A sociedade, razão maior da existência da organização estatal, será a maior beneficiada com a implementação de sistemas de controles plenos e efetivos na administração governamental, os quais, caso dotados de autonomia, independência e estrutura suficientes, decerto promoverão significativo aprimoramento do compliance no setor público, contribuindo para a redução de desperdícios e inibindo a corrupção. Portanto, é preciso controlar.
[1] Contador graduado pela Universidade do Estado da Bahia (UNEB). Pós-graduado em Gestão Pública Municipal (UNEB), Contabilidade Governamental (Fundação Visconde de Cairú) e Direito Público e Controle Municipal (Unibahia). Foi Controlador Municipal e Secretário de Administração, Finanças e Planejamento em municípios do Estado da Bahia. Ex-Analista de Controle Interno da Secretaria da Fazenda do Estado do Rio de Janeiro, onde ocupou a função de Superintendente de Normas Técnicas e foi Substituto Eventual do Contador Geral do Estado.

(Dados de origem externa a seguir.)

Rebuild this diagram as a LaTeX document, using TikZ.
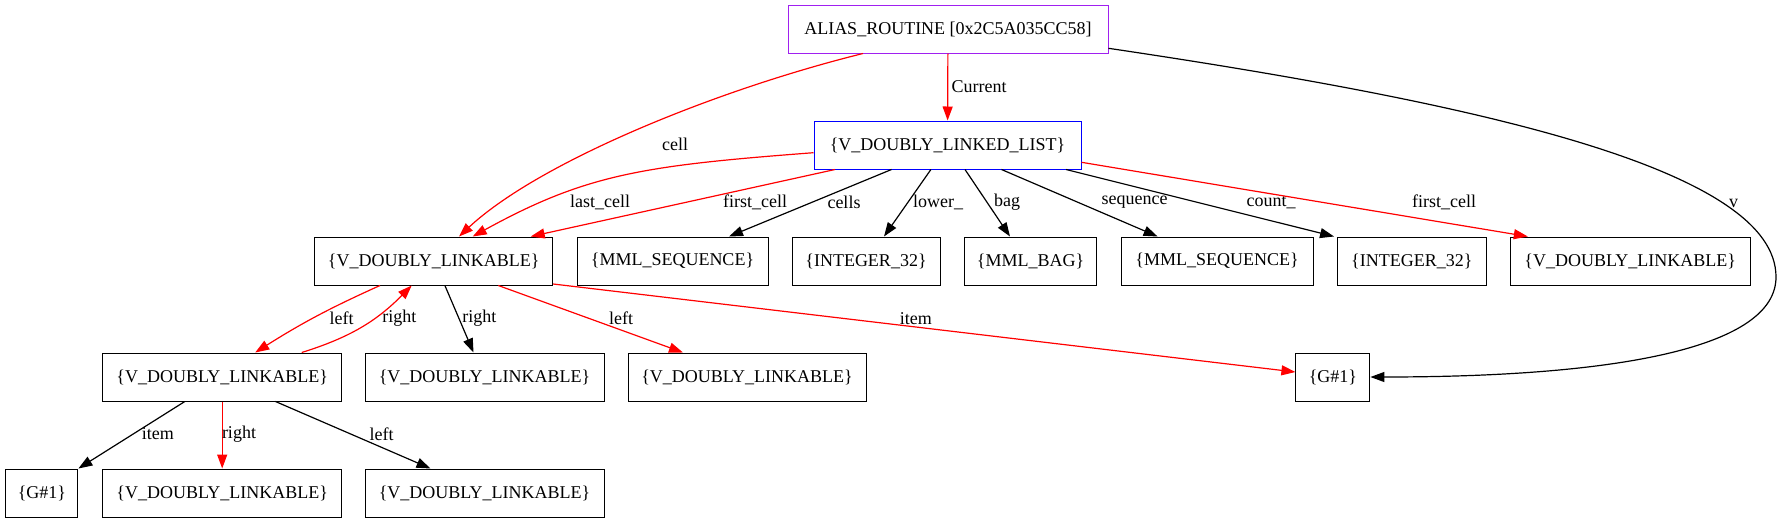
\documentclass[tikz,border=0pt]{standalone}
\usepackage{fontspec}
\setmainfont{Liberation Serif}
\usetikzlibrary{arrows.meta}
\definecolor{gvpurple}{HTML}{A020F0}
\begin{document}
\begin{tikzpicture}[x=1pt,y=-1pt,
  box/.style={draw=black,line width=1pt,rectangle,minimum height=48pt,inner sep=0pt,font=\fontsize{18}{20}\selectfont},
  lbl/.style={inner sep=0pt,font=\fontsize{18}{20}\selectfont},
  bedge/.style={line width=1.2pt,draw=black,-{Triangle[length=14pt,width=10pt]}},
  redge/.style={line width=1.2pt,draw=red,-{Triangle[length=14pt,width=10pt]}}]
\useasboundingbox (0,0) rectangle (1781,523);
% nodes
\node[box,draw=gvpurple,minimum width=320pt] (alias) at (948,29) {ALIAS\_ROUTINE [0x2C5A035CC58]};
\node[box,draw=blue,minimum width=267pt] (list) at (947.5,145) {\{V\_DOUBLY\_LINKED\_LIST\}};
\node[box,minimum width=238pt] (vdl1) at (433.7,261) {\{V\_DOUBLY\_LINKABLE\}};
\node[box,minimum width=191pt] (mseq1) at (672.5,261) {\{MML\_SEQUENCE\}};
\node[box,minimum width=148pt] (int1) at (866,261) {\{INTEGER\_32\}};
\node[box,minimum width=132.5pt] (bag) at (1030.6,261) {\{MML\_BAG\}};
\node[box,minimum width=192pt] (mseq2) at (1217,261) {\{MML\_SEQUENCE\}};
\node[box,minimum width=148.5pt] (int2) at (1411.8,261) {\{INTEGER\_32\}};
\node[box,minimum width=240pt] (vdlr) at (1630.2,261) {\{V\_DOUBLY\_LINKABLE\}};
\node[box,minimum width=239pt] (vdl2) at (222.2,377) {\{V\_DOUBLY\_LINKABLE\}};
\node[box,minimum width=239pt] (vdl3) at (484.5,377) {\{V\_DOUBLY\_LINKABLE\}};
\node[box,minimum width=238pt] (vdl4) at (747,377) {\{V\_DOUBLY\_LINKABLE\}};
\node[box,minimum width=74pt] (g1) at (1332.9,377) {\{G\#1\}};
\node[box,minimum width=72pt] (g0) at (41.9,493) {\{G\#1\}};
\node[box,minimum width=239pt] (vdl5) at (222.2,493) {\{V\_DOUBLY\_LINKABLE\}};
\node[box,minimum width=239pt] (vdl6) at (484.5,493) {\{V\_DOUBLY\_LINKABLE\}};
\coordinate (vturn) at (1776,277);
% edges
\draw[redge] (alias) -- (list) node[lbl,anchor=west] (lcur) at (951,87) {Current};
\draw[redge] ([xshift=-85pt]alias.south) .. controls +(-145.7,36) and +(80.3,-74.8) .. ([xshift=25.3pt]vdl1.north) node[lbl] (lcell) at (675,144) {cell};
\draw[bedge] ([yshift=-19.3pt]alias.east) .. controls +(375.5,55.7) and +(0,-107) .. (vturn) .. controls +(0,70) and +(250,0) .. (g1.east) node[lbl] (lv) at (1733.5,203.3) {v};
\draw[redge] ([yshift=-7.7pt]list.west) .. controls +(-169.5,12.9) and +(113.8,-62.7) .. ([xshift=39pt]vdl1.north) node[lbl] (llast) at (600,202.3) {last\_cell};
\draw[redge] ([xshift=-112.5pt]list.south) -- ([xshift=97pt]vdl1.north) node[lbl] (lfirst) at (755,202.3) {first\_cell};
\draw[bedge] ([xshift=-56pt]list.south) -- ([xshift=56.5pt]mseq1.north) node[lbl] (lcells) at (844,202.3) {cells};
\draw[bedge] ([xshift=-16.6pt]list.south) -- ([xshift=18pt]int1.north) node[lbl] (llower) at (938,202.3) {lower\_};
\draw[bedge] ([xshift=17.5pt]list.south) -- ([xshift=-20.6pt]bag.north) node[lbl] (lbag) at (1007,202.3) {bag};
\draw[bedge] ([xshift=54pt]list.south) -- ([xshift=-59.4pt]mseq2.north) node[lbl] (lseq) at (1134.5,202.3) {sequence};
\draw[bedge] ([xshift=118.5pt]list.south) -- ([xshift=-3pt]int2.north west) node[lbl] (lcount) at (1271,202.3) {count\_};
\draw[redge] ([yshift=-17.3pt]list.east) -- ([xshift=-102.4pt]vdlr.north) node[lbl] (lfirst2) at (1444,202.3) {first\_cell};
\draw[redge] ([xshift=-53.7pt]vdl1.south) to[bend right=4] ([xshift=33pt]vdl2.north) node[lbl] (lleft1) at (341.7,318.3) {left};
\draw[redge] ([xshift=79.5pt]vdl2.north) to[bend right=14] ([xshift=-22pt]vdl1.south) node[lbl] (lright1) at (399.3,318.3) {right};
\draw[bedge] ([xshift=11.2pt]vdl1.south) -- ([xshift=-11pt]vdl3.north) node[lbl] (lright2) at (479.3,318.3) {right};
\draw[redge] ([xshift=64.6pt]vdl1.south) -- ([xshift=-64pt]vdl4.north) node[lbl] (lleft2) at (621,318.3) {left};
\draw[redge] ([yshift=1.5pt]vdl1.south east) -- ([yshift=5pt]g1.west) node[lbl] (litem1) at (915.9,318.3) {item};
\draw[bedge] ([xshift=-37.4pt]vdl2.south) -- (g0.north east) node[lbl] (litem2) at (157.9,434) {item};
\draw[redge] (vdl2) -- (vdl5) node[lbl] (lright3) at (239,434) {right};
\draw[bedge] ([xshift=53.3pt]vdl2.south) -- ([xshift=-54pt]vdl6.north) node[lbl] (lleft3) at (381.7,434) {left};
\end{tikzpicture}
\end{document}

Auditor de carreira do Tribunal de Contas do Município de São Paulo. Assessor Técnico da Câmara Técnica de Normas Contábeis e de Demonstrativos Fiscais da Federação (STN), indicado pelo Instituto Rui Barbosa. Membro do Subgrupo Nacional do PCASP da STN. Coautor dos livros: Entendendo a Contabilidade Orçamentária Aplicada ao Setor Público (2015); Entendendo a Contabilidade Patrimonial Aplicada ao Setor Público: do Ativo ao Patrimônio Líquido (2017); Entendendo o Plano de Contas Aplicado ao Setor Público (2ª ed. – 2017), todos publicados pela Editora Gestão Pública. Contato: profjcarvalho@hotmail.com
[2] São exemplos as operações Lava Jato e Prato Feito. A primeira é um conjunto de investigações em execução pela Polícia Federal do Brasil, que cumpriu mais de mil mandados de busca e apreensão, de prisão temporária, de prisão preventiva e de condução coercitiva, visando apurar um esquema de lavagem de dinheiro que movimentou bilhões de reais em propina. Investiga crimes de corrupção ativa e passiva, gestão fraudulenta, lavagem de dinheiro, organização criminosa, obstrução da justiça, operação fraudulenta de câmbio e recebimento de vantagem indevida. De acordo com investigações e delações premiadas recebidas pela força-tarefa da Operação Lava Jato, estão envolvidos membros administrativos da empresa estatal petrolífera Petrobras, políticos dos maiores partidos do Brasil, incluindo presidentes da República, presidentes da Câmara dos Deputados e do Senado Federal e governadores de estados, além de empresários de grandes empresas brasileiras. Já na segunda, a Polícia Federal objetivou desarticular uma suposta máfia da merenda que envolveria esquema fraudulento com políticos e lobistas em 30 municípios do Estado de São Paulo, envolvendo 65 contratos com prefeituras que somam R$ 1,6 bilhão.
[3] CASTRO, Rodrigo Pironti Aguirre de. Ensaio avançado de controle interno: profissionalização e responsividade. Belo Horizonte: Fórum, 2016. Págs. 156 e 157.
[4] Op.cit., págs. 207 a 209.
[5] A PEC 45/2009 encontrava-se, em 20/10/2018, no Senado Federal. A última movimentação da proposta ocorreu em 05/07/2016, conforme informações do site do Senado.